On Monday, Boston shot 17 for 40 on threes, including five conversions by Irving and four by Marcus Smart.
The Heat, which went just 10 for 37 on threes Monday, is actually shooting threes better than its opponent since the All Star break (36.1 to 35.1). But Miami is still at a deficit because it’s making only 10.8 threes per game since the All-Star break, 16th in the league.
WADE REPORT
Wade’s final game in Boston included an interesting ceremony out of public view.
Before the game, Danny Ainge, the Celtics’ president of basketball operations, presented Wade with a framed picture of Wade during a game in Boston and an actual piece of the court from the 2008 season at TD Garden.
“Thank you for your amazing career and inspiration,” Ainge told him. “We’ve all benefited from it. You’ve been a remarkable player, and we’ve had some good battles. I now forgive you for messing up [Rajon] Rondo’s elbow on that loose ball.

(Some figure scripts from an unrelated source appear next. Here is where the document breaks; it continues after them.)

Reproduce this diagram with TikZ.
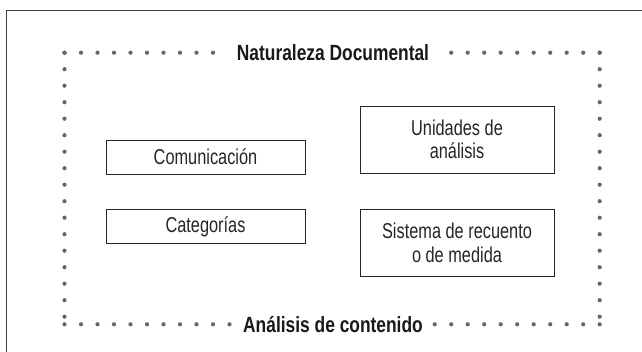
\documentclass[tikz,border=0pt]{standalone}
\usepackage{fontspec}
\setmainfont{Liberation Sans}
\newfontfamily\labelfont{Liberation Sans}[FakeStretch=0.76]
\newfontfamily\titlefont{Liberation Sans}[FakeStretch=0.79]
\begin{document}
\begin{tikzpicture}[x=1pt,y=-1pt,
  frameline/.style={draw=black!75,line width=1.3pt},
  dotline/.style={draw=black!60,line width=4.2pt,line cap=round,dash pattern=on 0pt off 16.5pt},
  boxnode/.style={draw=black!85,line width=0.9pt,fill=white,inner sep=0pt,align=center,text=black!85,font=\labelfont\fontsize{21.5}{23.5}\selectfont},
  titlenode/.style={fill=white,inner xsep=8pt,inner ysep=2pt,text=black!90,font=\titlefont\fontsize{22}{24}\selectfont\bfseries}]
\useasboundingbox (0,0) rectangle (642,352);
\fill[white] (0,0) rectangle (642,352);
% outer frame (open to the right and bottom)
\coordinate (fa) at (642,10.7);
\coordinate (fb) at (6.7,10.7);
\coordinate (fc) at (6.7,352);
\draw[frameline] (fa) -- (fb) -- (fc);
% dotted rectangle corners
\coordinate (nw) at (64.5,52.7);
\coordinate (ne) at (599.7,52.7);
\coordinate (sw) at (64.5,324.3);
\coordinate (se) at (599.7,324.3);
\node[titlenode] (top) at (333,52.7) {Naturaleza Documental};
\node[titlenode] (bot) at (333,324.3) {Análisis de contenido};
\draw[dotline] (nw) -- (top.west);
\draw[dotline] (ne) -- (top.east);
\draw[dotline] (sw) -- (bot.west);
\draw[dotline] (se) -- (bot.east);
\draw[dotline] (nw) -- (sw);
\draw[dotline] (ne) -- (se);
% boxes
\node[boxnode,minimum width=199pt,minimum height=34pt] (com) at (205.5,157) {Comunicación};
\node[boxnode,minimum width=199pt,minimum height=33.5pt] (cat) at (205.5,226.6) {Categorías};
\node[boxnode,minimum width=194pt,minimum height=67pt] (uni) at (457,139.5) {Unidades de\\análisis};
\node[boxnode,minimum width=194pt,minimum height=67pt] (sis) at (457,242.8) {Sistema de recuento\\o de medida};
\end{tikzpicture}
\end{document}
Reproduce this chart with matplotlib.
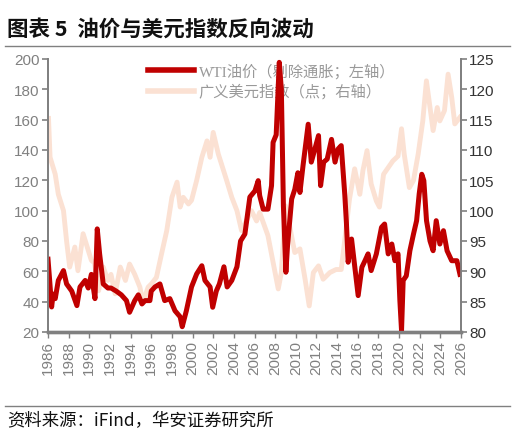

But you’ve been fun to watch from the day you came into the NBA, and we’d like to present you with this picture, all your accomplishments and a 2008 piece of the parquet floor from Boston Garden. Thank you very much.”
Ainge was referring to an incident in the 2011 playoffs, when a contentious tie-up between Wade and Rondo resulted in Rondo dislocating his elbow.
Wade thanked Ainge. “This is dope,” Wade said. “Did I score any buckets on that floor?”
“Yeah, you scored a few too many,” Ainge said. “”Good luck to you.”
Wade received loud applause when he entered the game for the first time, with some of those fans standing to acknowledge him.
“We’ve had so many battles in the playoffs but I appreciate the respect they showed me as a player to present me with a piece of the
history of the Celtics,” Wade said at his locker after the game. “That so was so cool and I definitely didn’t expect it at all.
“This is another one of those franchises that helped myself and this organization know what it took to win and get to that next level. We had to beat this organization to get there. So I appreciate them for pushing us. They were big brothers for a long time, and then we were eventually able to match for a little bit. But we’re thankful for what they did from that standpoint.”